Sports

Tennis Channel desk exchange leaves viewers parsing what was real between Chris Eubanks and Coco Vandeweghe

On a Tennis Channel segment from Indian Wells, analysts Chris Eubanks and Coco Vandeweghe shifted from discussing current players to a serve-speed contest—and the tone snapped into something viewers couldn’t easily label: performance, irritation, or a little of both.

What happened on the Tennis Channel desk?

The exchange began when the conversation moved away from current players and into a personal serve speed contest involving the two analysts. Eubanks objected to the direction of the segment, framing it as a misplaced spotlight.

“See here’s the thing about me and you CoCo, I don’t like to just bask in my own career and accomplishments. I like to focus on the players… That’s where the focus should be. Not on you and I sitting up here in our little fancy clothes out there trying to test our serve speed, ” Eubanks said on air.

Vandeweghe answered back quickly: “The difference between you and I is I keep recreating a new career and I just did it yesterday. ”

The on-air moment fed immediate viewer speculation about their off-air relationship, as fans tried to decide whether the sharpness was staged banter or an authentic crack in collegial chemistry.

Was it genuine tension or playful banter?

The same interaction can read differently depending on what a viewer expects from sports television. Professional banter is a familiar tool on studio sets—one that can energize coverage and create memorable clips. But many viewers felt the atmosphere shift during the exchange, suggesting the disagreement didn’t land as a routine back-and-forth.

One detail that stuck: the segment ended with Eubanks delivering a sharp side-eye. Viewers interpreted that gesture as a sign he was genuinely frustrated by Vandeweghe’s remarks, rather than playing into a scripted bit.

At the center of the moment was a question of focus. Eubanks made a clear argument for centering “the players” rather than their own accomplishments or a serve-speed challenge. Vandeweghe’s response, by contrast, defended the idea of reinvention and personal narrative, suggesting that discussion of the analysts themselves can also be part of the broadcast identity.

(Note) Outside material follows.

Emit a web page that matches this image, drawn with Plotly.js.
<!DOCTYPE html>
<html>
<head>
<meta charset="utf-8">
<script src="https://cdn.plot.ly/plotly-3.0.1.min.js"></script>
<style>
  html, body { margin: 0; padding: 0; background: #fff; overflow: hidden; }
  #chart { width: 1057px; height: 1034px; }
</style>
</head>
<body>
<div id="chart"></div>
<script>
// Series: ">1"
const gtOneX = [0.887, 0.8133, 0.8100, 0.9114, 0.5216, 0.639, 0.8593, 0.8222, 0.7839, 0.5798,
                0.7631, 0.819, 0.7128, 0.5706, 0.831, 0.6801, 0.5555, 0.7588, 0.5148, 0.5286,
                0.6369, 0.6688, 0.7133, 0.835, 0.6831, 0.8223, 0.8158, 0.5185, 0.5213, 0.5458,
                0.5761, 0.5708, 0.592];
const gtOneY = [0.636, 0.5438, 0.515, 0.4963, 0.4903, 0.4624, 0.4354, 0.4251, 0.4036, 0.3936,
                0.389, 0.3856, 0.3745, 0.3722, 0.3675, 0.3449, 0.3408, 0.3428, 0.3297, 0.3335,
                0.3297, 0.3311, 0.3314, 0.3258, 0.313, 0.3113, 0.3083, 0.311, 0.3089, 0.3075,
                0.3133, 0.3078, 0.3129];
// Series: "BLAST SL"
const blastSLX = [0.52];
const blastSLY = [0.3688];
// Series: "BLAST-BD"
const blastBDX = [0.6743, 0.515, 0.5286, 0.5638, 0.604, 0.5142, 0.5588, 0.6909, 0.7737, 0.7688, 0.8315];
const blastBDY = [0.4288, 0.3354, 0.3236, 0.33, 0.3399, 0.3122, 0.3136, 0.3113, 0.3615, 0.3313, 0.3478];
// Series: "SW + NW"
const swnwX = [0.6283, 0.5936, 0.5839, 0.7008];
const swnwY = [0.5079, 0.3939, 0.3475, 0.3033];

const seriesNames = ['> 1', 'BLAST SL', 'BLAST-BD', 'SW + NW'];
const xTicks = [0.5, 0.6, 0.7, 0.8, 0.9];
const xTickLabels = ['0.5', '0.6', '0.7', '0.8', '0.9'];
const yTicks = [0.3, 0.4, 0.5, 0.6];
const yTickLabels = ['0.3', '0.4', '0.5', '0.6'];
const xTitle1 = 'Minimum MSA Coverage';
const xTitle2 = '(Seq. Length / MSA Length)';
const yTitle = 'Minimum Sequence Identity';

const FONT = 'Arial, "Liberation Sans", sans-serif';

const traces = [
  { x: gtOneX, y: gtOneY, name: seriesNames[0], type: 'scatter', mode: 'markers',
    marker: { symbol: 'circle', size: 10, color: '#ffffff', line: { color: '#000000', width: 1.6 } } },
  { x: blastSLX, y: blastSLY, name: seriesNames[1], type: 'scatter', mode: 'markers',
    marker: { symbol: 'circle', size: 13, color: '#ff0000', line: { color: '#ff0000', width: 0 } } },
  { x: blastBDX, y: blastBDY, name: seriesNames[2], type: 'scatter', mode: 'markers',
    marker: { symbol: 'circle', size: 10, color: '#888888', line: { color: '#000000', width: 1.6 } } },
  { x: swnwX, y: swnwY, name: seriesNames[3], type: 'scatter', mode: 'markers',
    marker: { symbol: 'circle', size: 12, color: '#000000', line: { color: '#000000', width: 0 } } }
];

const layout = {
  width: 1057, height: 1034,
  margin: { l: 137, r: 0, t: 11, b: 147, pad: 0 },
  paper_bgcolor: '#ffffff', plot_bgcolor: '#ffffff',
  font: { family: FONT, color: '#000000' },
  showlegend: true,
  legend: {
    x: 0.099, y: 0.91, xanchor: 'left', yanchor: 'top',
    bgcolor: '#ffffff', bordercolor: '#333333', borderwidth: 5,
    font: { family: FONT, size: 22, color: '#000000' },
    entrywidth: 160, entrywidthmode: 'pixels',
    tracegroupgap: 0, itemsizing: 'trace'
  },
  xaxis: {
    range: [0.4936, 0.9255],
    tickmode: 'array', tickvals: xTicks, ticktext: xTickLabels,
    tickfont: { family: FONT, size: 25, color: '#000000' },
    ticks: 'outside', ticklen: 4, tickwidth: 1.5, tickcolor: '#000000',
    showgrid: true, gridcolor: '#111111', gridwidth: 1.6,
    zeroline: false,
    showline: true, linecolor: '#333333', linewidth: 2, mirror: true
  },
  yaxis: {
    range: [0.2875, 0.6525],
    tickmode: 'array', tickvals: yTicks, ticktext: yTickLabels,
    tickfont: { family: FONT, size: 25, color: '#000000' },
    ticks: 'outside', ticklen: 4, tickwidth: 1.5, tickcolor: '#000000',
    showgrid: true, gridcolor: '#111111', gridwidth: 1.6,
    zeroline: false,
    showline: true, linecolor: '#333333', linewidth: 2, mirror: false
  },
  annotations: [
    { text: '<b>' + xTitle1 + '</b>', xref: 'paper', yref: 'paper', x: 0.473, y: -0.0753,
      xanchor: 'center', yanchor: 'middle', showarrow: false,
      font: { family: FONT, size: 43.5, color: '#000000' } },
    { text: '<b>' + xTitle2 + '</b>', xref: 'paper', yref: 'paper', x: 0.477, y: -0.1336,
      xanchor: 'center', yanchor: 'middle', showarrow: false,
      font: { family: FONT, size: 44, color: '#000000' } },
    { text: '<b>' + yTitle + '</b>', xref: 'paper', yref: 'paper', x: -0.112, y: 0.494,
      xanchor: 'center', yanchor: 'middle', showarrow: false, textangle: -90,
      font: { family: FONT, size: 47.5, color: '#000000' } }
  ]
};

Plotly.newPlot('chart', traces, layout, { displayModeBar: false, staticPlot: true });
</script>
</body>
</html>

The spark may have been competitive ribbing. The serve-speed contest that the segment referenced included Vandeweghe serving 10 MPH faster than Eubanks, and that comparison appeared to hang over the conversation as it escalated.

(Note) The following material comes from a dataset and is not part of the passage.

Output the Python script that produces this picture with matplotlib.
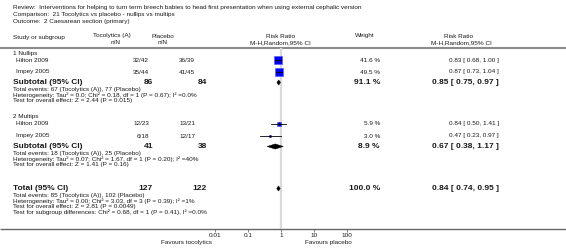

Why this altercation resonated with viewers

What followed was less about a single line and more about what audiences bring to televised analysis: expectations about professionalism, personality, and whose voice carries the segment. In the viewer reaction captured in the context around the clip, some framed Vandeweghe as overly self-focused, while others argued Eubanks talked too much or mishandled the moment by confronting her on-air.

Some comments praised Eubanks for keeping attention on current players and described him as “A1 professional. ” Others took the opposite view, criticizing him for turning annoyance into an on-air argument and saying a lighter joke would have kept the exchange from feeling like a lecture.

Vandeweghe drew polarized reactions as well. A number of viewer comments were harshly critical, arguing she should be replaced. But other comments defended her standing and value as an analyst, with one calling her “one of the top two female analyst on TC, ” while criticizing Eubanks for being too chatty.

In other words, the clip didn’t just trigger debate about whether two colleagues like each other. It became a proxy argument over what viewers want sports analysis to be: a clean, player-first discussion, or a personality-driven show where the desk itself becomes part of the entertainment.

What’s known—and what isn’t

The immediate facts are limited to what happened on the broadcast and the viewer speculation that followed. The segment took place at Indian Wells, it moved into a serve-speed contest, and it produced a pointed exchange and a final nonverbal gesture that viewers read as frustration.

What cannot be determined from the available information is whether the moment was planned, encouraged by producers, or truly spontaneous. The debate itself remains unresolved: whether it was a calculated performance intended to stir social media engagement, or an authentic, unscripted moment of friction.

For now, the clip’s impact is measurable mainly in the intensity of audience interpretation—how quickly fans assigned motives, took sides, and used the exchange to argue for changes in who should be paired together on air.

Back at Indian Wells, the desk conversation moved on, but the lingering image is the one viewers replayed most: two analysts stepping out of the safe rhythm of studio banter, leaving the audience to decide what they just witnessed on Tennis Channel.